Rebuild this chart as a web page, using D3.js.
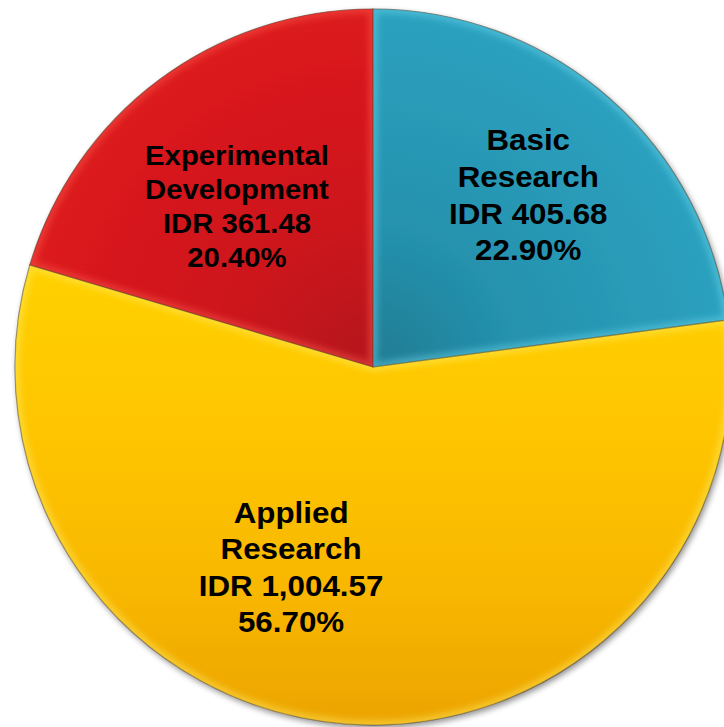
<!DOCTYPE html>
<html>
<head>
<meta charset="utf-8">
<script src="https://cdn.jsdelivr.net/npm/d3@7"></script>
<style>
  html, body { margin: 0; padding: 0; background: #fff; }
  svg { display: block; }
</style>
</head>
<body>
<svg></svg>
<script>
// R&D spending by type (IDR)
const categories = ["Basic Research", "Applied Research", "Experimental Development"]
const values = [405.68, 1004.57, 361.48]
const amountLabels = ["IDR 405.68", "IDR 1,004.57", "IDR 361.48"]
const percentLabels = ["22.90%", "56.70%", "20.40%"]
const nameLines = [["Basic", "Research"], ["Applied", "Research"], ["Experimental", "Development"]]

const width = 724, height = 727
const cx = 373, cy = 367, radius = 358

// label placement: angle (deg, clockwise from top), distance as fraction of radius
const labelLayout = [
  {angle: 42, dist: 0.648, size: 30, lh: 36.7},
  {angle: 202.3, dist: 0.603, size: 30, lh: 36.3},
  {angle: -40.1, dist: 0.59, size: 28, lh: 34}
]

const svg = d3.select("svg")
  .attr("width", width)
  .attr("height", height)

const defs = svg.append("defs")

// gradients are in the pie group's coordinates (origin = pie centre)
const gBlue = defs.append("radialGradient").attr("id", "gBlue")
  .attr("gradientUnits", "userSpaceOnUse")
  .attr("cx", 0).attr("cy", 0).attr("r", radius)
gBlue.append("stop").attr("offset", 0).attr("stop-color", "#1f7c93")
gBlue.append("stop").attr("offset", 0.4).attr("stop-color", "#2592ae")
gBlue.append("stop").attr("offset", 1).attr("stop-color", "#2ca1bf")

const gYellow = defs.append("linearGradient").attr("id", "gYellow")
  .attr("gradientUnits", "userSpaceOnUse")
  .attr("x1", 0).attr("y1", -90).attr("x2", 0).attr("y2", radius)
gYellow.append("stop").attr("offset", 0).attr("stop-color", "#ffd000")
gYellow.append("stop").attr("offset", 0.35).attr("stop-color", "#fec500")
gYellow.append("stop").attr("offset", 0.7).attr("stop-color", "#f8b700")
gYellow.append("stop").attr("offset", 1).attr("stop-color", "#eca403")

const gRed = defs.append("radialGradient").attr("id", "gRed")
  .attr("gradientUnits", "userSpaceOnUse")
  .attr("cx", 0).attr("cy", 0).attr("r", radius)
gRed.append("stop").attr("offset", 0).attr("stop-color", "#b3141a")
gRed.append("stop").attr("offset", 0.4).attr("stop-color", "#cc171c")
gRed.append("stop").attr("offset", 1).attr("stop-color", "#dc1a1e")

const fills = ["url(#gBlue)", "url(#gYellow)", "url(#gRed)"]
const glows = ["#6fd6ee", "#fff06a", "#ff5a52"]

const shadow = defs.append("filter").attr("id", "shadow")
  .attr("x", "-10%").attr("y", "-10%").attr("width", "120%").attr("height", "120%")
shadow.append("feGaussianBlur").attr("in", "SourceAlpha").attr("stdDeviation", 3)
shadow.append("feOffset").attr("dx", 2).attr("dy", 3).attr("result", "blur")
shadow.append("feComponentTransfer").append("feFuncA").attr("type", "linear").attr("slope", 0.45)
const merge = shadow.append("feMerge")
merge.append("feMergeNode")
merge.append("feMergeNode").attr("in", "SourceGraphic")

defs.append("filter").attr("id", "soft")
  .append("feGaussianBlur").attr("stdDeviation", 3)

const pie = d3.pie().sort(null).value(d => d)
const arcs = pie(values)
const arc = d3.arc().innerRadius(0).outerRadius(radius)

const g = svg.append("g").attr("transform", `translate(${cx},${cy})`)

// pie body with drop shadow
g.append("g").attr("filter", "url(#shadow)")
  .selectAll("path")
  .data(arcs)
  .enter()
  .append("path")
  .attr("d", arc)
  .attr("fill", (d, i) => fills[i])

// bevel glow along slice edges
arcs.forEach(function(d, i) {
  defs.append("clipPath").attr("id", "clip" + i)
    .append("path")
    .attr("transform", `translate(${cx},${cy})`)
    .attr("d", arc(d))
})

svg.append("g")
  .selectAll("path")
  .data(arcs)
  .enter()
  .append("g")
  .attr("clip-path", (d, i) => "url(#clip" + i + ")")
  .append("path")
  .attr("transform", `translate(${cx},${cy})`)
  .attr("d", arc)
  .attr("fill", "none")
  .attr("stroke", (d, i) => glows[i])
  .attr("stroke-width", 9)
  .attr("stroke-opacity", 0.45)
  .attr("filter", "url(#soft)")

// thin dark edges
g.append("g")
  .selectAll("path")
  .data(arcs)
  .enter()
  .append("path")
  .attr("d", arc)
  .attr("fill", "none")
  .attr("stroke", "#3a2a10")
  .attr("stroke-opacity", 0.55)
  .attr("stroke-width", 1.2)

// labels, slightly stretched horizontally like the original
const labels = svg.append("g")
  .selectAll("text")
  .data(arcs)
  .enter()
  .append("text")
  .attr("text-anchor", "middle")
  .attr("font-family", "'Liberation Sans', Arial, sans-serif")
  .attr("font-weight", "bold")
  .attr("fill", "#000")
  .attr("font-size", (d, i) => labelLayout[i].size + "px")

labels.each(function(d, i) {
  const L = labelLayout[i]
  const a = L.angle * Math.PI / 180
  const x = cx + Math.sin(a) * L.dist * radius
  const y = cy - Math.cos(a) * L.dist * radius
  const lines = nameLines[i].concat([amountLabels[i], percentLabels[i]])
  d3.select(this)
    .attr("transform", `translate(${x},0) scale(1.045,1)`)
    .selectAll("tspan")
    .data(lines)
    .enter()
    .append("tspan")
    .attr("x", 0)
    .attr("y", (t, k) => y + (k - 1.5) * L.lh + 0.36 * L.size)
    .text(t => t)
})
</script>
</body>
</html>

__WORK TO BE COMPLETED__: Please set down each line of the data above exactly as written, without the pictures.

__SOLUTION FOR THIS TASK__:
Rebuild this chart as a web page, using D3.js.
<!DOCTYPE html>
<html>
<head>
<meta charset="utf-8">
<script src="https://cdn.jsdelivr.net/npm/d3@7"></script>
<style>
  html, body { margin: 0; padding: 0; background: #fff; }
  svg { display: block; }
</style>
</head>
<body>
<svg></svg>
<script>
// R&D spending by type (IDR)
const categories = ["Basic Research", "Applied Research", "Experimental Development"]
const values = [405.68, 1004.57, 361.48]
const amountLabels = ["IDR 405.68", "IDR 1,004.57", "IDR 361.48"]
const percentLabels = ["22.90%", "56.70%", "20.40%"]
const nameLines = [["Basic", "Research"], ["Applied", "Research"], ["Experimental", "Development"]]

const width = 724, height = 727
const cx = 373, cy = 367, radius = 358

// label placement: angle (deg, clockwise from top), distance as fraction of radius
const labelLayout = [
  {angle: 42, dist: 0.648, size: 30, lh: 36.7},
  {angle: 202.3, dist: 0.603, size: 30, lh: 36.3},
  {angle: -40.1, dist: 0.59, size: 28, lh: 34}
]

const svg = d3.select("svg")
  .attr("width", width)
  .attr("height", height)

const defs = svg.append("defs")

// gradients are in the pie group's coordinates (origin = pie centre)
const gBlue = defs.append("radialGradient").attr("id", "gBlue")
  .attr("gradientUnits", "userSpaceOnUse")
  .attr("cx", 0).attr("cy", 0).attr("r", radius)
gBlue.append("stop").attr("offset", 0).attr("stop-color", "#1f7c93")
gBlue.append("stop").attr("offset", 0.4).attr("stop-color", "#2592ae")
gBlue.append("stop").attr("offset", 1).attr("stop-color", "#2ca1bf")

const gYellow = defs.append("linearGradient").attr("id", "gYellow")
  .attr("gradientUnits", "userSpaceOnUse")
  .attr("x1", 0).attr("y1", -90).attr("x2", 0).attr("y2", radius)
gYellow.append("stop").attr("offset", 0).attr("stop-color", "#ffd000")
gYellow.append("stop").attr("offset", 0.35).attr("stop-color", "#fec500")
gYellow.append("stop").attr("offset", 0.7).attr("stop-color", "#f8b700")
gYellow.append("stop").attr("offset", 1).attr("stop-color", "#eca403")

const gRed = defs.append("radialGradient").attr("id", "gRed")
  .attr("gradientUnits", "userSpaceOnUse")
  .attr("cx", 0).attr("cy", 0).attr("r", radius)
gRed.append("stop").attr("offset", 0).attr("stop-color", "#b3141a")
gRed.append("stop").attr("offset", 0.4).attr("stop-color", "#cc171c")
gRed.append("stop").attr("offset", 1).attr("stop-color", "#dc1a1e")

const fills = ["url(#gBlue)", "url(#gYellow)", "url(#gRed)"]
const glows = ["#6fd6ee", "#fff06a", "#ff5a52"]

const shadow = defs.append("filter").attr("id", "shadow")
  .attr("x", "-10%").attr("y", "-10%").attr("width", "120%").attr("height", "120%")
shadow.append("feGaussianBlur").attr("in", "SourceAlpha").attr("stdDeviation", 3)
shadow.append("feOffset").attr("dx", 2).attr("dy", 3).attr("result", "blur")
shadow.append("feComponentTransfer").append("feFuncA").attr("type", "linear").attr("slope", 0.45)
const merge = shadow.append("feMerge")
merge.append("feMergeNode")
merge.append("feMergeNode").attr("in", "SourceGraphic")

defs.append("filter").attr("id", "soft")
  .append("feGaussianBlur").attr("stdDeviation", 3)

const pie = d3.pie().sort(null).value(d => d)
const arcs = pie(values)
const arc = d3.arc().innerRadius(0).outerRadius(radius)

const g = svg.append("g").attr("transform", `translate(${cx},${cy})`)

// pie body with drop shadow
g.append("g").attr("filter", "url(#shadow)")
  .selectAll("path")
  .data(arcs)
  .enter()
  .append("path")
  .attr("d", arc)
  .attr("fill", (d, i) => fills[i])

// bevel glow along slice edges
arcs.forEach(function(d, i) {
  defs.append("clipPath").attr("id", "clip" + i)
    .append("path")
    .attr("transform", `translate(${cx},${cy})`)
    .attr("d", arc(d))
})

svg.append("g")
  .selectAll("path")
  .data(arcs)
  .enter()
  .append("g")
  .attr("clip-path", (d, i) => "url(#clip" + i + ")")
  .append("path")
  .attr("transform", `translate(${cx},${cy})`)
  .attr("d", arc)
  .attr("fill", "none")
  .attr("stroke", (d, i) => glows[i])
  .attr("stroke-width", 9)
  .attr("stroke-opacity", 0.45)
  .attr("filter", "url(#soft)")

// thin dark edges
g.append("g")
  .selectAll("path")
  .data(arcs)
  .enter()
  .append("path")
  .attr("d", arc)
  .attr("fill", "none")
  .attr("stroke", "#3a2a10")
  .attr("stroke-opacity", 0.55)
  .attr("stroke-width", 1.2)

// labels, slightly stretched horizontally like the original
const labels = svg.append("g")
  .selectAll("text")
  .data(arcs)
  .enter()
  .append("text")
  .attr("text-anchor", "middle")
  .attr("font-family", "'Liberation Sans', Arial, sans-serif")
  .attr("font-weight", "bold")
  .attr("fill", "#000")
  .attr("font-size", (d, i) => labelLayout[i].size + "px")

labels.each(function(d, i) {
  const L = labelLayout[i]
  const a = L.angle * Math.PI / 180
  const x = cx + Math.sin(a) * L.dist * radius
  const y = cy - Math.cos(a) * L.dist * radius
  const lines = nameLines[i].concat([amountLabels[i], percentLabels[i]])
  d3.select(this)
    .attr("transform", `translate(${x},0) scale(1.045,1)`)
    .selectAll("tspan")
    .data(lines)
    .enter()
    .append("tspan")
    .attr("x", 0)
    .attr("y", (t, k) => y + (k - 1.5) * L.lh + 0.36 * L.size)
    .text(t => t)
})
</script>
</body>
</html>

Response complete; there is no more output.